━━━ RECORDED DATA

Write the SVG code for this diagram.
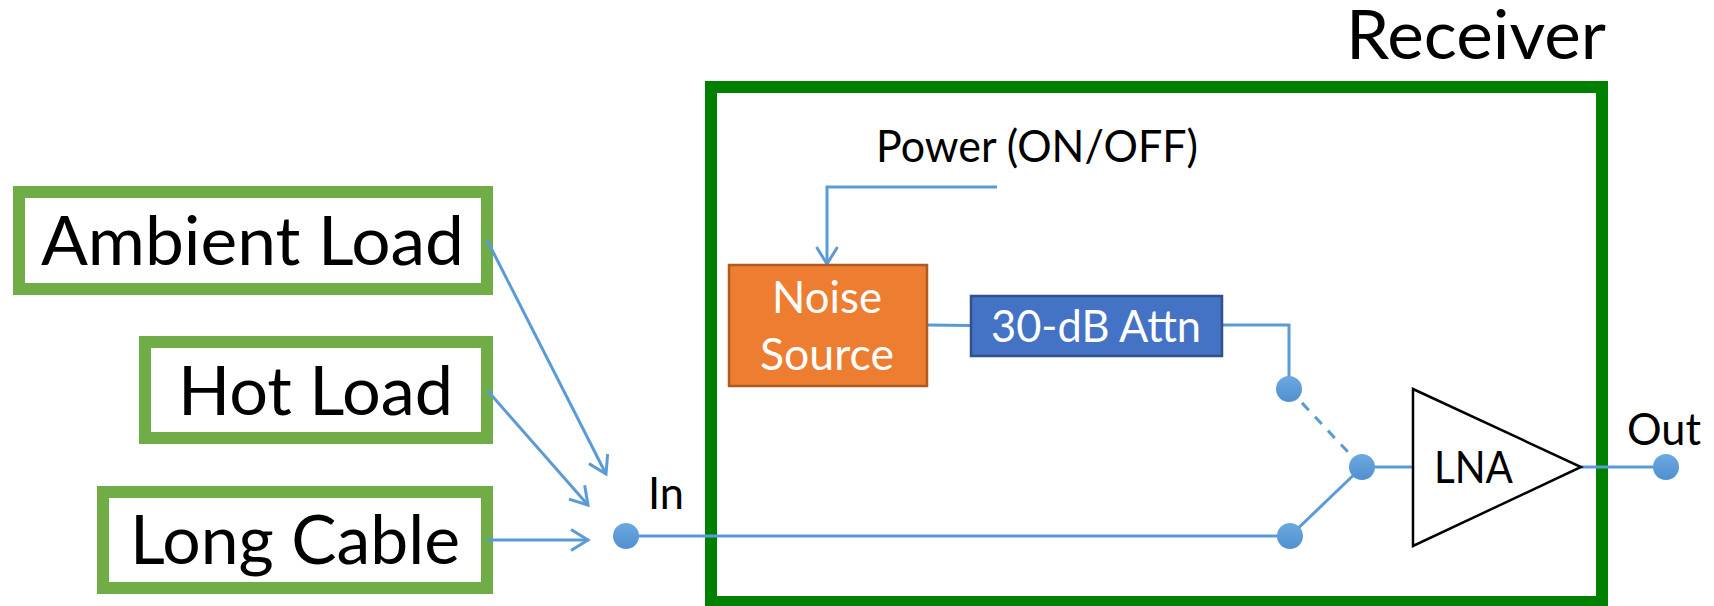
<svg xmlns="http://www.w3.org/2000/svg" width="1714" height="606" viewBox="0 0 1714 606">
<style>
text{font-family:Lato,"Liberation Sans",sans-serif;fill:#000}
.big{font-size:68px}
.mid{font-size:44px}
.w{fill:#fff}
.load{fill:#fff;stroke:#70AD47;stroke-width:12}
.c{fill:none;stroke:#5B9BD5;stroke-width:3}
.arrow{marker-end:url(#head)}
.dot{fill:url(#dotfill)}
</style>
<defs>
<marker id="head" markerUnits="userSpaceOnUse" markerWidth="24" markerHeight="26" refX="20" refY="12" orient="auto">
<path d="M3 1.500 L20 12 L3 22.500" fill="none" stroke="#5B9BD5" stroke-width="3"/>
</marker>
<linearGradient id="dotfill" x1="0" y1="0" x2="0" y2="1">
<stop offset="0" stop-color="#6DA8E0"/><stop offset="1" stop-color="#5090D0"/>
</linearGradient>
</defs>
<rect width="1714" height="606" fill="#fff"/>
<g id="receiver">
<rect x="711" y="87" width="891" height="515" fill="none" stroke="#008000" stroke-width="12"/>
<text class="big" x="1346" y="59" textLength="260" lengthAdjust="spacingAndGlyphs">Receiver</text>
</g>
<g id="ambient-load">
<rect class="load" x="19" y="192" width="468" height="97"/>
<text class="big" x="41" y="265" textLength="423" lengthAdjust="spacingAndGlyphs">Ambient Load</text>
</g>
<g id="hot-load">
<rect class="load" x="145" y="342" width="342" height="96"/>
<text class="big" x="178" y="415" textLength="275" lengthAdjust="spacingAndGlyphs">Hot Load</text>
</g>
<g id="long-cable">
<rect class="load" x="103" y="492" width="384" height="96"/>
<text class="big" x="130" y="564" textLength="330" lengthAdjust="spacingAndGlyphs">Long Cable</text>
</g>
<g id="connectors">
<path class="c arrow" d="M487 240 L606 474"/>
<path class="c arrow" d="M487 390 L588 505"/>
<path class="c arrow" d="M487 540 L588 540"/>
<path class="c" d="M626 536 L1290 536 L1362 467"/>
<path class="c arrow" d="M997 187 L827 187 L827 264"/>
<path class="c" d="M927 325 L971 325.500"/>
<path class="c" d="M1222 325 L1289 325 L1289 389"/>
<path class="c" d="M1289 389 L1362 467" stroke-dasharray="10 9"/>
<path class="c" d="M1362 467 L1413 467"/>
<path class="c" d="M1581 467 L1666 467"/>
</g>
<g id="noise-source">
<rect x="729" y="265" width="198" height="121" fill="#ED7D31" stroke="#AE5A21" stroke-width="2.500"/>
<text class="mid w" x="772" y="313" textLength="110" lengthAdjust="spacingAndGlyphs">Noise</text>
<text class="mid w" x="760" y="370" textLength="134" lengthAdjust="spacingAndGlyphs">Source</text>
</g>
<g id="attenuator">
<rect x="971" y="296" width="251" height="60" fill="#4472C4" stroke="#2F528F" stroke-width="2.500"/>
<text class="mid w" x="991" y="342" textLength="210" lengthAdjust="spacingAndGlyphs">30-dB Attn</text>
</g>
<g id="lna">
<path d="M1413 389 L1581 467 L1413 546 Z" fill="#fff" stroke="#000" stroke-width="2.500"/>
<text class="mid" x="1434" y="483" textLength="79" lengthAdjust="spacingAndGlyphs">LNA</text>
</g>
<g id="power-label"><text class="mid" x="876" y="162" textLength="322" lengthAdjust="spacingAndGlyphs">Power (ON/OFF)</text></g>
<g id="in-port">
<circle class="dot" cx="626" cy="536" r="13"/>
<text class="mid" x="648" y="509" textLength="36" lengthAdjust="spacingAndGlyphs">In</text>
</g>
<g id="out-port">
<circle class="dot" cx="1666" cy="467" r="13"/>
<text class="mid" x="1627" y="445" textLength="74" lengthAdjust="spacingAndGlyphs">Out</text>
</g>
<g id="switch-top"><circle class="dot" cx="1289" cy="389" r="13"/></g>
<g id="switch-common"><circle class="dot" cx="1362" cy="467" r="13"/></g>
<g id="switch-bottom"><circle class="dot" cx="1290" cy="536" r="13"/></g>
</svg>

━━━━━━

**TASK OBJECTIVE**:
Quote the material exactly. Pictures stay out.

**RESULT OF THIS EXERCISE**:
Write the SVG code for this diagram.
<svg xmlns="http://www.w3.org/2000/svg" width="1714" height="606" viewBox="0 0 1714 606">
<style>
text{font-family:Lato,"Liberation Sans",sans-serif;fill:#000}
.big{font-size:68px}
.mid{font-size:44px}
.w{fill:#fff}
.load{fill:#fff;stroke:#70AD47;stroke-width:12}
.c{fill:none;stroke:#5B9BD5;stroke-width:3}
.arrow{marker-end:url(#head)}
.dot{fill:url(#dotfill)}
</style>
<defs>
<marker id="head" markerUnits="userSpaceOnUse" markerWidth="24" markerHeight="26" refX="20" refY="12" orient="auto">
<path d="M3 1.500 L20 12 L3 22.500" fill="none" stroke="#5B9BD5" stroke-width="3"/>
</marker>
<linearGradient id="dotfill" x1="0" y1="0" x2="0" y2="1">
<stop offset="0" stop-color="#6DA8E0"/><stop offset="1" stop-color="#5090D0"/>
</linearGradient>
</defs>
<rect width="1714" height="606" fill="#fff"/>
<g id="receiver">
<rect x="711" y="87" width="891" height="515" fill="none" stroke="#008000" stroke-width="12"/>
<text class="big" x="1346" y="59" textLength="260" lengthAdjust="spacingAndGlyphs">Receiver</text>
</g>
<g id="ambient-load">
<rect class="load" x="19" y="192" width="468" height="97"/>
<text class="big" x="41" y="265" textLength="423" lengthAdjust="spacingAndGlyphs">Ambient Load</text>
</g>
<g id="hot-load">
<rect class="load" x="145" y="342" width="342" height="96"/>
<text class="big" x="178" y="415" textLength="275" lengthAdjust="spacingAndGlyphs">Hot Load</text>
</g>
<g id="long-cable">
<rect class="load" x="103" y="492" width="384" height="96"/>
<text class="big" x="130" y="564" textLength="330" lengthAdjust="spacingAndGlyphs">Long Cable</text>
</g>
<g id="connectors">
<path class="c arrow" d="M487 240 L606 474"/>
<path class="c arrow" d="M487 390 L588 505"/>
<path class="c arrow" d="M487 540 L588 540"/>
<path class="c" d="M626 536 L1290 536 L1362 467"/>
<path class="c arrow" d="M997 187 L827 187 L827 264"/>
<path class="c" d="M927 325 L971 325.500"/>
<path class="c" d="M1222 325 L1289 325 L1289 389"/>
<path class="c" d="M1289 389 L1362 467" stroke-dasharray="10 9"/>
<path class="c" d="M1362 467 L1413 467"/>
<path class="c" d="M1581 467 L1666 467"/>
</g>
<g id="noise-source">
<rect x="729" y="265" width="198" height="121" fill="#ED7D31" stroke="#AE5A21" stroke-width="2.500"/>
<text class="mid w" x="772" y="313" textLength="110" lengthAdjust="spacingAndGlyphs">Noise</text>
<text class="mid w" x="760" y="370" textLength="134" lengthAdjust="spacingAndGlyphs">Source</text>
</g>
<g id="attenuator">
<rect x="971" y="296" width="251" height="60" fill="#4472C4" stroke="#2F528F" stroke-width="2.500"/>
<text class="mid w" x="991" y="342" textLength="210" lengthAdjust="spacingAndGlyphs">30-dB Attn</text>
</g>
<g id="lna">
<path d="M1413 389 L1581 467 L1413 546 Z" fill="#fff" stroke="#000" stroke-width="2.500"/>
<text class="mid" x="1434" y="483" textLength="79" lengthAdjust="spacingAndGlyphs">LNA</text>
</g>
<g id="power-label"><text class="mid" x="876" y="162" textLength="322" lengthAdjust="spacingAndGlyphs">Power (ON/OFF)</text></g>
<g id="in-port">
<circle class="dot" cx="626" cy="536" r="13"/>
<text class="mid" x="648" y="509" textLength="36" lengthAdjust="spacingAndGlyphs">In</text>
</g>
<g id="out-port">
<circle class="dot" cx="1666" cy="467" r="13"/>
<text class="mid" x="1627" y="445" textLength="74" lengthAdjust="spacingAndGlyphs">Out</text>
</g>
<g id="switch-top"><circle class="dot" cx="1289" cy="389" r="13"/></g>
<g id="switch-common"><circle class="dot" cx="1362" cy="467" r="13"/></g>
<g id="switch-bottom"><circle class="dot" cx="1290" cy="536" r="13"/></g>
</svg>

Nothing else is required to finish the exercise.